Ennevers, Enevers and Enefers in Mental Hospital & Asylums



The early terms and definitions of mental deficiency were very wide, idiot, imbecile or lunatic and covered many symptoms which today we describe as an illness such as nervous breakdown, dementia, or Alzheimer's decease.

Until the beginning of the 19th century those displaying signs of mental illness were viewed with considerable suspicion and often abused.  Mental hospitals, known as madhouses, lunatic asylums and later as psychiatric hospitals were often places of cruelty and neglect where patients whose families were often deeply ashamed of them, were locked away.

The earliest mental hospital was originally founded as a priory in Lambeth in1247, becoming the infamous lunatic asylum known as Bethlem in 1377.  The Relief of the Poor Act of 1601 required each parish to provide work for the poor and take responsibility for the aged, sick and infirm which included any idiots and lunatics, thus the mentally sick were usually housed in the workhouse.  It was not until 1770 that Bethlem ceased to be a tourist attraction where sightseers paid to view the shackled and manacled inmates. The idea that the mentally ill should be locked away encouraged the establishment of a number of private madhouses in which conditions varied greatly, many were primitive institutions with mad doctors who pursued their own theories about the treatment of insanity, inmates were often half-starved as they were then easier to restrain.  In 1774 an attempt was made to regulate madhouses but this was limited to the care of private patients and did not cover pauper lunatics whose treatment in an asylum would have been paid for by the parish overseers. 

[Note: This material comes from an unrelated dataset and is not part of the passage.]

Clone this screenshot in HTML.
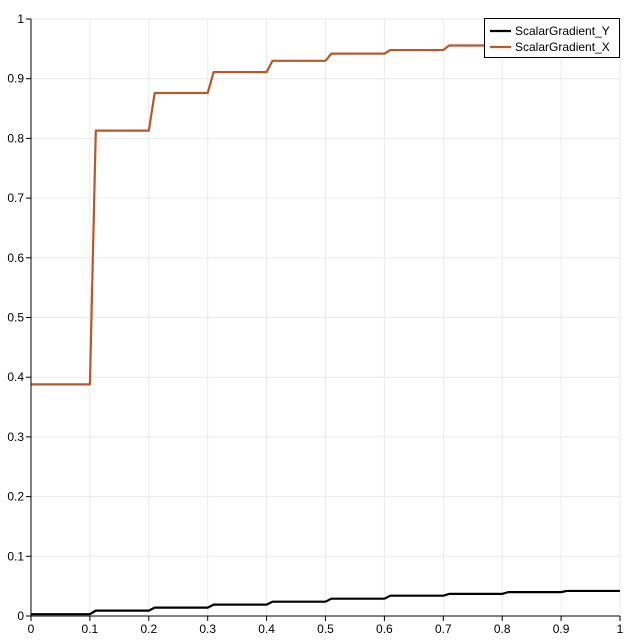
<!DOCTYPE html>
<html><head><meta charset="utf-8"><style>body{margin:0;background:#fff}svg{display:block}text{font-family:"Liberation Sans",sans-serif;font-size:12px;fill:#000}</style></head>
<body><svg id="s" width="640" height="640" xmlns="http://www.w3.org/2000/svg"></svg>
<script>
const s=document.getElementById('s');
const X=v=>31+589*v, Y=v=>616-597*v;
let h='';
for(let i=1;i<=10;i++){h+=`<line x1="${X(i/10)}" y1="19" x2="${X(i/10)}" y2="616" stroke="#ebebeb"/>`;h+=`<line x1="31" y1="${Y(i/10)}" x2="620" y2="${Y(i/10)}" stroke="#ebebeb"/>`;}
function series(vals,col){let p=[];for(let i=0;i<10;i++){p.push([X(i/10+(i?0.01:0)),Y(vals[i])]);p.push([X(i/10+0.1),Y(vals[i])]);}
return `<polyline fill="none" stroke="${col}" stroke-width="2.2" stroke-linejoin="round" points="${p.map(q=>q.join(',')).join(' ')}"/>`;}
h+=series([0.388,0.813,0.876,0.911,0.930,0.942,0.948,0.9556,0.959,0.962],'#b5582a');
h+=series([0.003,0.009,0.014,0.019,0.024,0.029,0.034,0.037,0.040,0.042],'#000');
h+=`<line x1="31" y1="19" x2="31" y2="616" stroke="#000"/><line x1="31" y1="616" x2="620" y2="616" stroke="#000"/>`;
for(let i=0;i<=10;i++){const l=i==0?'0':i==10?'1':'0.'+i;
h+=`<line x1="${X(i/10)}" y1="616" x2="${X(i/10)}" y2="621" stroke="#000"/><text x="${X(i/10)}" y="633" text-anchor="middle">${l}</text>`;
h+=`<line x1="26" y1="${Y(i/10)}" x2="31" y2="${Y(i/10)}" stroke="#000"/><text x="24" y="${Y(i/10)+4}" text-anchor="end">${l}</text>`;}
h+=`<rect x="484.5" y="18.5" width="135" height="39" fill="#fff" stroke="#000"/>`;
h+=`<line x1="490" y1="31" x2="511" y2="31" stroke="#000" stroke-width="2.2"/><text x="515" y="35">ScalarGradient_Y</text>`;
h+=`<line x1="490" y1="47" x2="511" y2="47" stroke="#b5582a" stroke-width="2.2"/><text x="515" y="51">ScalarGradient_X</text>`;
s.innerHTML=h;
</script></body></html>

The Lunatics Act of 1845 required every county to provide an asylum for its pauper lunatics, resulted in a rapid building program and growth of mental hospitals, pauper lunatics were transferred from parish funded workhouses to asylums paid for by county councils, this resulted in improvements in the conditions of lunatics with public asylums having annual inspections.  By the middle of the 19th century the physical restraint of patients gave way to the psychological treatment of seclusion as well as the padded cell which remained with us until the introduction of tranquillising drugs in the 20th century.